» **Exercise brief**
Starting at the first line of the entries below, restate each line exactly until you reach the line with "1.3, 1.3, 1.3, 1.3, 1.3, 1.3, 1.4, 1.4, 1.4, 1.4]", and print that one too. Leave the pictures out and stop there.

» **The input**
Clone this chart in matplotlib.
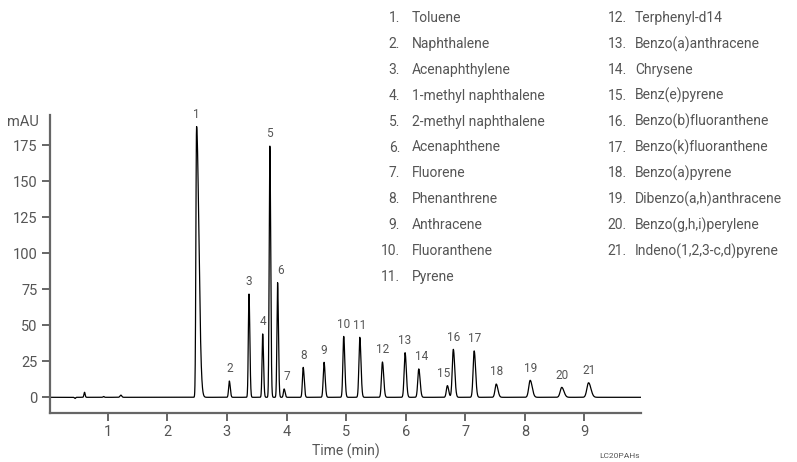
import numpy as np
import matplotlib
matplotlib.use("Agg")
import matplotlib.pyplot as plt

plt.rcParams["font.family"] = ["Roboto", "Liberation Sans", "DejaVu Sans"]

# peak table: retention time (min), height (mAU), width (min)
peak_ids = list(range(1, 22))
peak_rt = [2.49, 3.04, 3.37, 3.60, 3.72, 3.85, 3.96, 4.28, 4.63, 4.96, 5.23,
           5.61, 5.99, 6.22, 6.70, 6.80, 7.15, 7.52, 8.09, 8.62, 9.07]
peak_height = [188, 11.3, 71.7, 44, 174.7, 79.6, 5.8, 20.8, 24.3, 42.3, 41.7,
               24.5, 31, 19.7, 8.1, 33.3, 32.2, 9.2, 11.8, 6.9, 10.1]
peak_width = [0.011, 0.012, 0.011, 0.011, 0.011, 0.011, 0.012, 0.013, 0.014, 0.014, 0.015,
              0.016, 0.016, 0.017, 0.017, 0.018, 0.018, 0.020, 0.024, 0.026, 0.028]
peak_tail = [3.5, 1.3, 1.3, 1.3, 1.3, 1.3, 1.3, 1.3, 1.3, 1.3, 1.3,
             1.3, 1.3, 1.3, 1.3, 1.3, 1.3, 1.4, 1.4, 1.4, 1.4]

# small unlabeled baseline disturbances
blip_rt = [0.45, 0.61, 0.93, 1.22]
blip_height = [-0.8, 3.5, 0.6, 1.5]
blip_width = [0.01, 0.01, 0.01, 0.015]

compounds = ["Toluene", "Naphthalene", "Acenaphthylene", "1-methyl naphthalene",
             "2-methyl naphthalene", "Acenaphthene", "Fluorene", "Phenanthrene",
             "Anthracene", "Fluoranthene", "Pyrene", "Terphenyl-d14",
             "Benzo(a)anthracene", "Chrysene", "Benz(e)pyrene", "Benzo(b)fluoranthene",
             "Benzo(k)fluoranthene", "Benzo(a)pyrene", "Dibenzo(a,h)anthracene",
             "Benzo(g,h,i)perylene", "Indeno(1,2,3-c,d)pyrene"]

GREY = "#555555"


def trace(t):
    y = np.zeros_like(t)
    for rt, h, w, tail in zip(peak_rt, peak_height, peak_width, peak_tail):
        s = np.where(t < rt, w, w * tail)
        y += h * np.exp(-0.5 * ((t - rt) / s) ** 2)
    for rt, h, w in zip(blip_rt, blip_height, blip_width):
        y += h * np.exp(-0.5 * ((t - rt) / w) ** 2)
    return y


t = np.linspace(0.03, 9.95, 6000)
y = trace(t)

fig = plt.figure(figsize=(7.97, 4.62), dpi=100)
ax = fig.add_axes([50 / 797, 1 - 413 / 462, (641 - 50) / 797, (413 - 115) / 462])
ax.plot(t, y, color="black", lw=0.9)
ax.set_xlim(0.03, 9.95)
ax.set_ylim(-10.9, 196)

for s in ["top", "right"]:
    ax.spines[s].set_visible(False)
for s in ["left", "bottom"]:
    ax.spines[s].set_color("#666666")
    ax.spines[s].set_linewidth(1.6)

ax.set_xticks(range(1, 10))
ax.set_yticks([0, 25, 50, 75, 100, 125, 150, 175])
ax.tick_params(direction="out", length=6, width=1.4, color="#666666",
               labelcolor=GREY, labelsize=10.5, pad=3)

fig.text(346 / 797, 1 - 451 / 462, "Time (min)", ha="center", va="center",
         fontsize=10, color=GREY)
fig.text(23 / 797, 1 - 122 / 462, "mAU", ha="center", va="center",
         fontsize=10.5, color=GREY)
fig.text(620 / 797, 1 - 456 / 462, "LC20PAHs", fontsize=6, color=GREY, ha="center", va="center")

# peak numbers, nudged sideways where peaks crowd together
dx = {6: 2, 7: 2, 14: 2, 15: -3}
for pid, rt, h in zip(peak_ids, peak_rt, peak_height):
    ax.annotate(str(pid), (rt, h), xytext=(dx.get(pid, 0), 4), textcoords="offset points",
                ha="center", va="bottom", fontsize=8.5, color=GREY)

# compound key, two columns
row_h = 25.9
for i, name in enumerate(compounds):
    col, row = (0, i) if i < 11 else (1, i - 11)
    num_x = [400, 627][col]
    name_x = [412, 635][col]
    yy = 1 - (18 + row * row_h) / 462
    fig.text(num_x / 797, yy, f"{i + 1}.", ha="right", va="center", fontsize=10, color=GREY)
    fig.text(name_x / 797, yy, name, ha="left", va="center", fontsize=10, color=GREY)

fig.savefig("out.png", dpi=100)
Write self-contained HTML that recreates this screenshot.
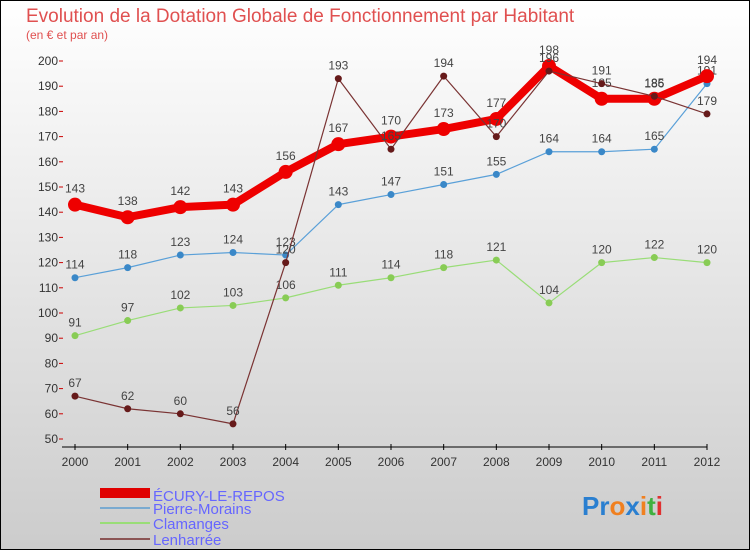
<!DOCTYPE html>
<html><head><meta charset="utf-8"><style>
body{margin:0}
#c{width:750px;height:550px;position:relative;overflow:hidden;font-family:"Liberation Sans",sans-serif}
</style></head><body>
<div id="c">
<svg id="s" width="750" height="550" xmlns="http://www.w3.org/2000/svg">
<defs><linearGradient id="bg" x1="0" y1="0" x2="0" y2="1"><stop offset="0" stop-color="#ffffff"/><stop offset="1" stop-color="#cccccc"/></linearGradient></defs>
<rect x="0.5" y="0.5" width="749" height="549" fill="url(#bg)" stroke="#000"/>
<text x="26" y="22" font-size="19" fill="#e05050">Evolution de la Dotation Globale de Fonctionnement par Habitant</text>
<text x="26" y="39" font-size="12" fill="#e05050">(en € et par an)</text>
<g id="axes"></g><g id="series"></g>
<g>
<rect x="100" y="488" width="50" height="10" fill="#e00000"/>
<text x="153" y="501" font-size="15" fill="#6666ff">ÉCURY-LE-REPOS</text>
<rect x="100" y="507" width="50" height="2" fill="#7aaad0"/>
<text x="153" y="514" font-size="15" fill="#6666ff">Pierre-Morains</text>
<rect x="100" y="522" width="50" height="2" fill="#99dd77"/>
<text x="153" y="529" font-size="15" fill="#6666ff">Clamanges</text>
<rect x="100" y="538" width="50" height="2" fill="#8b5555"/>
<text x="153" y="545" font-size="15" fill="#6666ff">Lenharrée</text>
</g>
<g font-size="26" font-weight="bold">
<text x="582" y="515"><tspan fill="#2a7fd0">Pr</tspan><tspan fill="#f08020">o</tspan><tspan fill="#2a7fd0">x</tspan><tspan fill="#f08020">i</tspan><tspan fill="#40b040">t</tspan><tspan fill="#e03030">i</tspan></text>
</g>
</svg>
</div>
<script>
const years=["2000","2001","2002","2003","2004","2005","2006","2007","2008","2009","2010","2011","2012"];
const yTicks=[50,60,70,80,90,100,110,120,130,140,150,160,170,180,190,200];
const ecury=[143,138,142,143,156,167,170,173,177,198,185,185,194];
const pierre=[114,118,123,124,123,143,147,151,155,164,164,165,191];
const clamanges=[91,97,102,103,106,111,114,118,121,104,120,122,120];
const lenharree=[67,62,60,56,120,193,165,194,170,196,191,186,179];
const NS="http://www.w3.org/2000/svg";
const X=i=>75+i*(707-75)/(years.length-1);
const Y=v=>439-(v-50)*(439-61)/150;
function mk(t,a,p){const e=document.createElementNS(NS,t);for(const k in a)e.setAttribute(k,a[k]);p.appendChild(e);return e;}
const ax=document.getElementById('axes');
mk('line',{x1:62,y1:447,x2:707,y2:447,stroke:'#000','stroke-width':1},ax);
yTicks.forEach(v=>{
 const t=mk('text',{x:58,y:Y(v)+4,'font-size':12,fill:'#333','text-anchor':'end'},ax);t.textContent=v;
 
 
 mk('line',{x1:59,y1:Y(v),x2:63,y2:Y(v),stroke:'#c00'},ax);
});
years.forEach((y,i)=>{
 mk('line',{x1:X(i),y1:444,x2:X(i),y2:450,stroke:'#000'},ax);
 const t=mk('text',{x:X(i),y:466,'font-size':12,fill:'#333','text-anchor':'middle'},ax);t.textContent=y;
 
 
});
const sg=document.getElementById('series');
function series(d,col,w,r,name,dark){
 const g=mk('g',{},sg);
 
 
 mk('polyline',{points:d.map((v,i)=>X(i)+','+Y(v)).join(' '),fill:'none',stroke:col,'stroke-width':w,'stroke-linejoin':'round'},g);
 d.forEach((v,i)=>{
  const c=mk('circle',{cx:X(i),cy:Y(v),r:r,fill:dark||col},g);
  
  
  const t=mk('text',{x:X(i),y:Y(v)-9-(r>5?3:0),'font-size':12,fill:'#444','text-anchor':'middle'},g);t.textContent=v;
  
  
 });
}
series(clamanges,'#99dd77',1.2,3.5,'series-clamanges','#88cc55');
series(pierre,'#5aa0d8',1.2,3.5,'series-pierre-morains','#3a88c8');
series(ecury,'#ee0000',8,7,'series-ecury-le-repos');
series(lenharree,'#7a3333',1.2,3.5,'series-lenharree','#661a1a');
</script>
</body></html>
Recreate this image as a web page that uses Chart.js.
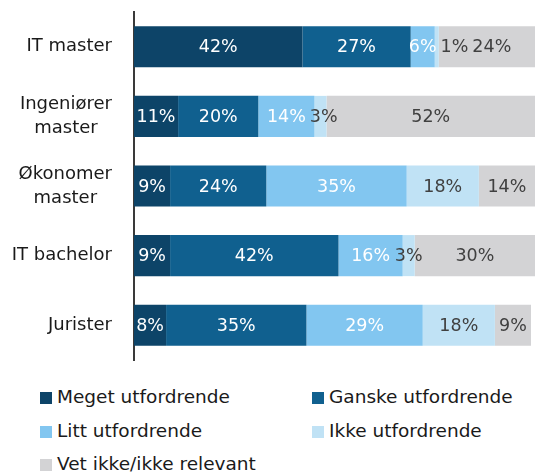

» **The answer**
Clone this chart in matplotlib.
import numpy as np
import matplotlib
matplotlib.use("Agg")
import matplotlib.pyplot as plt

plt.rcParams["font.family"] = ["Roboto", "Liberation Sans", "DejaVu Sans"]

# peak table: retention time (min), height (mAU), width (min)
peak_ids = list(range(1, 22))
peak_rt = [2.49, 3.04, 3.37, 3.60, 3.72, 3.85, 3.96, 4.28, 4.63, 4.96, 5.23,
           5.61, 5.99, 6.22, 6.70, 6.80, 7.15, 7.52, 8.09, 8.62, 9.07]
peak_height = [188, 11.3, 71.7, 44, 174.7, 79.6, 5.8, 20.8, 24.3, 42.3, 41.7,
               24.5, 31, 19.7, 8.1, 33.3, 32.2, 9.2, 11.8, 6.9, 10.1]
peak_width = [0.011, 0.012, 0.011, 0.011, 0.011, 0.011, 0.012, 0.013, 0.014, 0.014, 0.015,
              0.016, 0.016, 0.017, 0.017, 0.018, 0.018, 0.020, 0.024, 0.026, 0.028]
peak_tail = [3.5, 1.3, 1.3, 1.3, 1.3, 1.3, 1.3, 1.3, 1.3, 1.3, 1.3,
             1.3, 1.3, 1.3, 1.3, 1.3, 1.3, 1.4, 1.4, 1.4, 1.4]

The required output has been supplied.